VIEJO MADRID (22) : TERTULIAS, CAFÉS Y POZOS DE LA NIEVE

Cuando pasa uno ante el Café Comercial, en la madrileña Glorieta de Bilbao, llegan aún los ecos de tan variados cafés y tertulias hoy desaparecidos y que tantos rumores y verbales sentencias provocaron. Célebre tertulia, naturalmente, la de «Pombo», con RAMÓN al fondo  ( » el único café donde podían entrar mujeres de cera», decía Gómez de la Serna) – horchatería de Condela, Nuevo Café de Levante, Café de Madrid, Café de la Montaña y Cervecería Inglesa de la Carrera de San Jerónimo donde acudían, entre otros, Manuel Bueno o Ricardo Baroja.  El mismo Ricardo Baroja en «Gente del 98» cuenta las dos tendencias existentes en el Café de Madrid:  el grupo capitaneado por Jacinto Benavente y el otro más abigarrado, indisciplinado y revoltoso que iría luego a la Cervería Inglesa reuniendo allí a caricaturistas, pintores, algún cómico, literatos y estudiantes.
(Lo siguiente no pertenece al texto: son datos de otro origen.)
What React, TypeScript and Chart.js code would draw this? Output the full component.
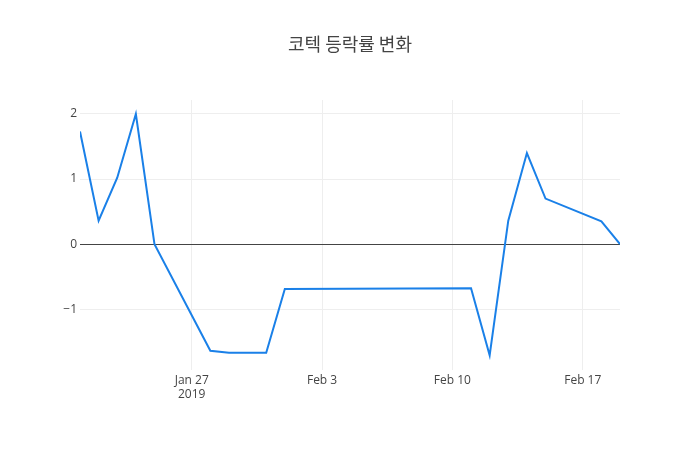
import React, { useEffect, useRef } from "react";
import { Chart, registerables } from "chart.js";

Chart.register(...registerables);

const titleText = "코텍 등락률 변화";

const dates = [
  "2019-01-21", "2019-01-22", "2019-01-23", "2019-01-24", "2019-01-25",
  "2019-01-28", "2019-01-29", "2019-01-31", "2019-02-01", "2019-02-11",
  "2019-02-12", "2019-02-13", "2019-02-14", "2019-02-15", "2019-02-18",
  "2019-02-19",
];
const changes = [
  1.73, 0.36, 1.02, 2.0, 0.0,
  -1.64, -1.67, -1.67, -0.69, -0.68,
  -1.71, 0.36, 1.4, 0.7, 0.35,
  0.0,
];

const xTickDates = ["2019-01-27", "2019-02-03", "2019-02-10", "2019-02-17"];
const xTickLabels: (string | string[])[] = [["Jan 27", "2019"], "Feb 3", "Feb 10", "Feb 17"];
const yTickValues = [-1, 0, 1, 2];
const yTickLabels = ["\u22121", "0", "1", "2"];

const toMs = (d: string) => Date.parse(d + "T00:00:00Z");

export default function App() {
  const ref = useRef<HTMLCanvasElement | null>(null);

  useEffect(() => {
    if (!ref.current) return;
    const xTickMs = xTickDates.map(toMs);
    const chart = new Chart(ref.current, {
      type: "line",
      data: {
        datasets: [
          {
            data: dates.map((d, i) => ({ x: toMs(d), y: changes[i] })),
            borderColor: "#1a80e8",
            borderWidth: 2,
            pointRadius: 0,
            tension: 0,
            fill: false,
            yAxisID: "y",
          },
        ],
      },
      options: {
        animation: false,
        responsive: false,
        layout: { padding: 0 },
        plugins: {
          legend: { display: false },
          tooltip: { enabled: false },
          title: {
            display: true,
            text: titleText,
            color: "#444",
            font: { family: "'Noto Sans CJK KR', 'Open Sans', sans-serif", size: 18, weight: "normal", lineHeight: 1.2 },
            padding: { top: 33, bottom: 45.4 },
          },
        },
        scales: {
          x: {
            type: "linear",
            min: toMs(dates[0]),
            max: toMs(dates[dates.length - 1]),
            afterBuildTicks: (s: any) => {
              s.ticks = xTickMs.map((v) => ({ value: v }));
            },
            afterFit: (s: any) => {
              s.height = 80;
            },
            ticks: {
              autoSkip: false,
              maxRotation: 0,
              padding: 3,
              color: "#444",
              font: { family: "'Open Sans', sans-serif", size: 12 },
              callback: (v: any) => {
                const idx = xTickMs.indexOf(Number(v));
                return idx >= 0 ? xTickLabels[idx] : "";
              },
            },
            grid: { color: "#eeeeee", lineWidth: 1, drawTicks: false },
            border: { display: false },
          },
          y: {
            type: "linear",
            position: "left",
            min: -1.935,
            max: 2.215,
            afterBuildTicks: (s: any) => {
              s.ticks = yTickValues.map((v) => ({ value: v }));
            },
            afterFit: (s: any) => {
              s.width = 80;
            },
            ticks: {
              padding: 3,
              color: "#444",
              font: { family: "'Open Sans', sans-serif", size: 12 },
              callback: (v: any) => {
                const idx = yTickValues.indexOf(Number(v));
                return idx >= 0 ? yTickLabels[idx] : "";
              },
            },
            grid: {
              color: (ctx: any) => (ctx.tick && ctx.tick.value === 0 ? "#444444" : "#eeeeee"),
              lineWidth: 1,
              drawTicks: false,
            },
            border: { display: false },
          },
          yRight: {
            type: "linear",
            position: "right",
            min: 0,
            max: 1,
            afterFit: (s: any) => {
              s.width = 80;
            },
            ticks: { display: false },
            grid: { display: false, drawTicks: false },
            border: { display: false },
          },
        },
      },
    });
    return () => chart.destroy();
  }, []);

  return (
    <div style={{ position: "absolute", left: 0, top: 0, width: 700, height: 450, background: "#fff" }}>
      <canvas ref={ref} width={700} height={450} style={{ width: 700, height: 450 }} />
    </div>
  );
}
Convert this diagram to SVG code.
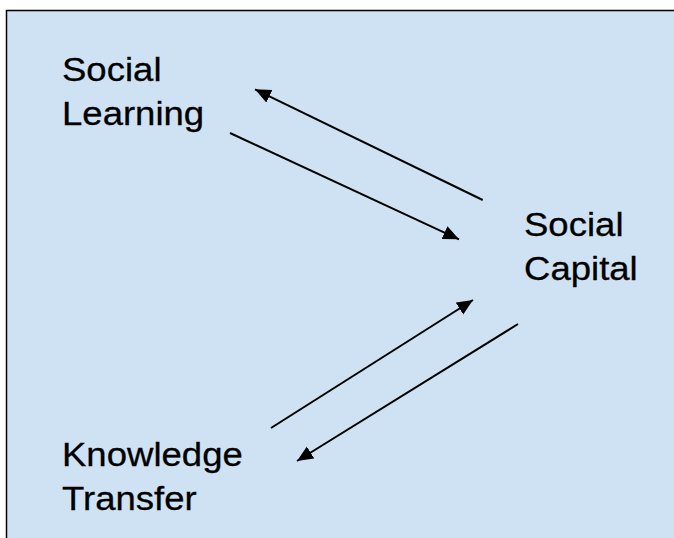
<svg xmlns="http://www.w3.org/2000/svg" width="674" height="538" viewBox="0 0 674 538">
  <style>
    .lbl { font-family: "Liberation Sans", Arial, sans-serif; font-size: 34px; fill: #000; stroke: #000; stroke-width: 0.3; }
    .link { stroke: #000; stroke-width: 2; fill: none; marker-end: url(#head); }
  </style>
  <defs>
    <marker id="head" markerUnits="userSpaceOnUse" markerWidth="17" markerHeight="15" refX="16" refY="7" orient="auto">
      <path d="M0,0 L16,7 L0,14 z" fill="#000"/>
    </marker>
  </defs>

  <!-- background panel -->
  <rect x="6.5" y="10.5" width="680" height="540" fill="#cfe2f3" stroke="#000" stroke-width="1.5"/>

  <!-- labels are slightly widened horizontally -->
  <g id="node-social-learning">
    <text class="lbl" transform="matrix(1.075 0 0 1 62 81)">Social</text>
    <text class="lbl" transform="matrix(1.075 0 0 1 62 125)">Learning</text>
  </g>
  <g id="node-social-capital">
    <text class="lbl" transform="matrix(1.075 0 0 1 524 236)">Social</text>
    <text class="lbl" transform="matrix(1.075 0 0 1 524 280)">Capital</text>
  </g>
  <g id="node-knowledge-transfer">
    <text class="lbl" transform="matrix(1.075 0 0 1 62 466)">Knowledge</text>
    <text class="lbl" transform="matrix(1.075 0 0 1 62 510)">Transfer</text>
  </g>

  <g id="connectors">
    <line class="link" x1="482.7" y1="200" x2="255" y2="89.3"/>
    <line class="link" x1="230" y1="133" x2="459" y2="239.3"/>
    <line class="link" x1="271" y1="428" x2="473" y2="300"/>
    <line class="link" x1="518" y1="324" x2="297" y2="461"/>
  </g>
</svg>
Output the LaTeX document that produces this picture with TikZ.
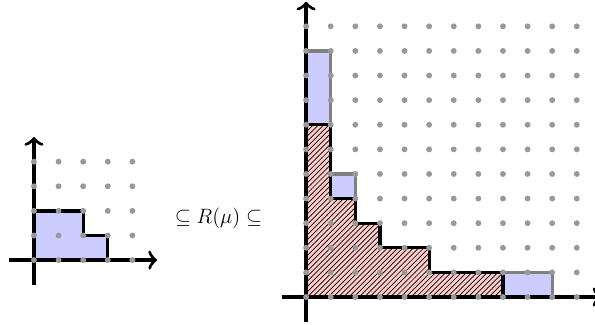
\documentclass[tikz,border=0pt]{standalone}
\usepackage{amsmath}
\usetikzlibrary{arrows.meta, patterns}

\begin{document}
\begin{tikzpicture}[x=0.5cm,y=0.5cm,>={Classical TikZ Rightarrow[width=11pt,length=5pt]},axis/.style={->,line width=1.9pt},dot/.style={fill=gray!80},smallshape/.style={fill=blue!20,draw,line width=1.9pt},outershape/.style={fill=blue!20,draw=gray,line width=1.9pt},innershape/.style={preaction={fill=red!20},pattern=north east lines,draw,line width=1.9pt}]
\useasboundingbox (-1.38,-2.6) rectangle (22.8,10.57);
% left diagram
\draw[smallshape] (0,0)--(0,2)--(2,2)--(2,1)--(3,1)--(3,0)--cycle;
\draw[axis] (-1,0)--(5,0);
\draw[axis] (0,-1)--(0,5);
\foreach \i in {0,...,4}
  \foreach \j in {0,...,4}
    \fill[dot] (\i,\j) circle (0.12);
% inclusion
\node[font=\large] (incl) at (7.5,1.71) {$\subseteq R(\mu) \subseteq$};
% right diagram
\begin{scope}[shift={(11.06,-1.5)}]
\draw[outershape] (0,0)--(0,10)--(1,10)--(1,5)--(2,5)--(2,3)--(3,3)--(3,2)--(5,2)--(5,1)--(10,1)--(10,0)--cycle;
\draw[innershape] (0,0)--(0,7)--(1,7)--(1,4)--(2,4)--(2,3)--(3,3)--(3,2)--(5,2)--(5,1)--(8,1)--(8,0)--cycle;
\draw[axis] (-1,0)--(12,0);
\draw[axis] (0,-1)--(0,12);
\foreach \i in {0,...,11}
  \foreach \j in {0,...,11}
    \fill[dot] (\i,\j) circle (0.12);
\end{scope}
\end{tikzpicture}
\end{document}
Acudían a la Cervecería a las diez de la noche y la tertulia andante paseaba después, desde la esquina de Recoletos hasta la Plaza de Isabel ll, por la calle de Alcalá, Puerta del Sol y calle del Arenal. Eran palabras cruzadas, pasos de palabras a veces muy bohemias, desgarradas confesiones, por ejemplo, de Manuel Sawa, hermano de Alejandro Sawa.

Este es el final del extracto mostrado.